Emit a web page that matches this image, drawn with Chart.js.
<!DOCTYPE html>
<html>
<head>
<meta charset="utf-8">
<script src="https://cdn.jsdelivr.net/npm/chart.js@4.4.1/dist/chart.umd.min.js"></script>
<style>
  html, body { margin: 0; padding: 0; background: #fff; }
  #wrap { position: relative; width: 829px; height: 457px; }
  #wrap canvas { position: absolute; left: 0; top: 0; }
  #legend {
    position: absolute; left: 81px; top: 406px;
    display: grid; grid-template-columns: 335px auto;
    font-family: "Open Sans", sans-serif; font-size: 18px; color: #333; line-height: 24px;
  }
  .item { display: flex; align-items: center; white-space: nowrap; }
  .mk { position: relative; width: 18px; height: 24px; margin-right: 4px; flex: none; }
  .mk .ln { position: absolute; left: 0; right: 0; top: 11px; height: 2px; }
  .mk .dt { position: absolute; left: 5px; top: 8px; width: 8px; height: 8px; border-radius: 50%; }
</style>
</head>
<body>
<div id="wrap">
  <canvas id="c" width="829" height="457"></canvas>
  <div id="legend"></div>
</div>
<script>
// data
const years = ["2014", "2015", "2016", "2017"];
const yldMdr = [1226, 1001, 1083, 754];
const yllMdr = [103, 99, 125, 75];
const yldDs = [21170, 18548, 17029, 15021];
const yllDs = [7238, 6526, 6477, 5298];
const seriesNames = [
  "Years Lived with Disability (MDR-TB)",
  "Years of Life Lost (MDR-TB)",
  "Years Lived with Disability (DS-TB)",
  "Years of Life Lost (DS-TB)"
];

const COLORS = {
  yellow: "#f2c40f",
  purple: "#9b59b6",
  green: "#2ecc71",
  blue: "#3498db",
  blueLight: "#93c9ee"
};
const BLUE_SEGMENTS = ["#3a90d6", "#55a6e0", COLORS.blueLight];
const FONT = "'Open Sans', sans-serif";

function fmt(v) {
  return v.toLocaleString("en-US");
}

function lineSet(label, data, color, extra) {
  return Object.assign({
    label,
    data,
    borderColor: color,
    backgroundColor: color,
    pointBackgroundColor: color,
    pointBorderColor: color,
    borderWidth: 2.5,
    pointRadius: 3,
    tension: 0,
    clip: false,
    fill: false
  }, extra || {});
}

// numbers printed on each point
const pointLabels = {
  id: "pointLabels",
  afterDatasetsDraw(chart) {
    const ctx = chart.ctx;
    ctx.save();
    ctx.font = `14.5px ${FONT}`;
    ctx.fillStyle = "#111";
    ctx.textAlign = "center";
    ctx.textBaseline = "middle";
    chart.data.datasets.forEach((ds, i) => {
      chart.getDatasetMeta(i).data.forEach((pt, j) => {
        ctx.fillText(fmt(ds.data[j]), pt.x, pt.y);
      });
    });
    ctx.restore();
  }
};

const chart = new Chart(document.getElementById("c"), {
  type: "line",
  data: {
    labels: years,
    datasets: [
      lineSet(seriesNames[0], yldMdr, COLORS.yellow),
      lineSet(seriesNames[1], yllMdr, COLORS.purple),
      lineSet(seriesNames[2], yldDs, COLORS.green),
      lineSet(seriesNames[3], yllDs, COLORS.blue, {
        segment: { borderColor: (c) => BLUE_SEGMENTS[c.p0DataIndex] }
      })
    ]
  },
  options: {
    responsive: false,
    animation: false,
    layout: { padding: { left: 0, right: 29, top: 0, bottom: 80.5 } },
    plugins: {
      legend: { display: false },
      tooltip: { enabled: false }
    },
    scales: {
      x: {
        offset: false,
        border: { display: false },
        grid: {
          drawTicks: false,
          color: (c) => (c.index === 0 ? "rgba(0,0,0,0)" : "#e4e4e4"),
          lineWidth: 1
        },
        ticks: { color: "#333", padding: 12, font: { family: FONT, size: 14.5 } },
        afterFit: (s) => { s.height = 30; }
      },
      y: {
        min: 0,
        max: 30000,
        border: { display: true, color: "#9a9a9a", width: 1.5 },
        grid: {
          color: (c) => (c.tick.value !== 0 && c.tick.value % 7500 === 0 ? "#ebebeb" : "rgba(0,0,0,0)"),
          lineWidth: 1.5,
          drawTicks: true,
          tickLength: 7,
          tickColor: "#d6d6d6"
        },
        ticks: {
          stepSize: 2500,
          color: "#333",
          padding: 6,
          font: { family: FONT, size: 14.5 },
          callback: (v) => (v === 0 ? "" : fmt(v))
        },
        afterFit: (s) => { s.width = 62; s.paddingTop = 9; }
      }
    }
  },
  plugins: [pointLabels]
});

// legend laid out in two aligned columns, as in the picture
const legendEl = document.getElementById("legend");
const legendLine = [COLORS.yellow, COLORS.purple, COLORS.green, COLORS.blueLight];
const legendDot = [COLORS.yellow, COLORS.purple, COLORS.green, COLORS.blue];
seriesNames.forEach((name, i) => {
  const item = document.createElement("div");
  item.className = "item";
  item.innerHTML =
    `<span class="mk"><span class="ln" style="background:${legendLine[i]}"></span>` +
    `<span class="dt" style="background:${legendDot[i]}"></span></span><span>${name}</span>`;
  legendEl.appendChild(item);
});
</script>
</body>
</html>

_ _ _ _ _

* REQUIREMENTS *
Go through the material line by line. Show each line that contains the string "with".

* TASK SOLUTION *
Emit a web page that matches this image, drawn with Chart.js.
  "Years Lived with Disability (MDR-TB)",
  "Years Lived with Disability (DS-TB)",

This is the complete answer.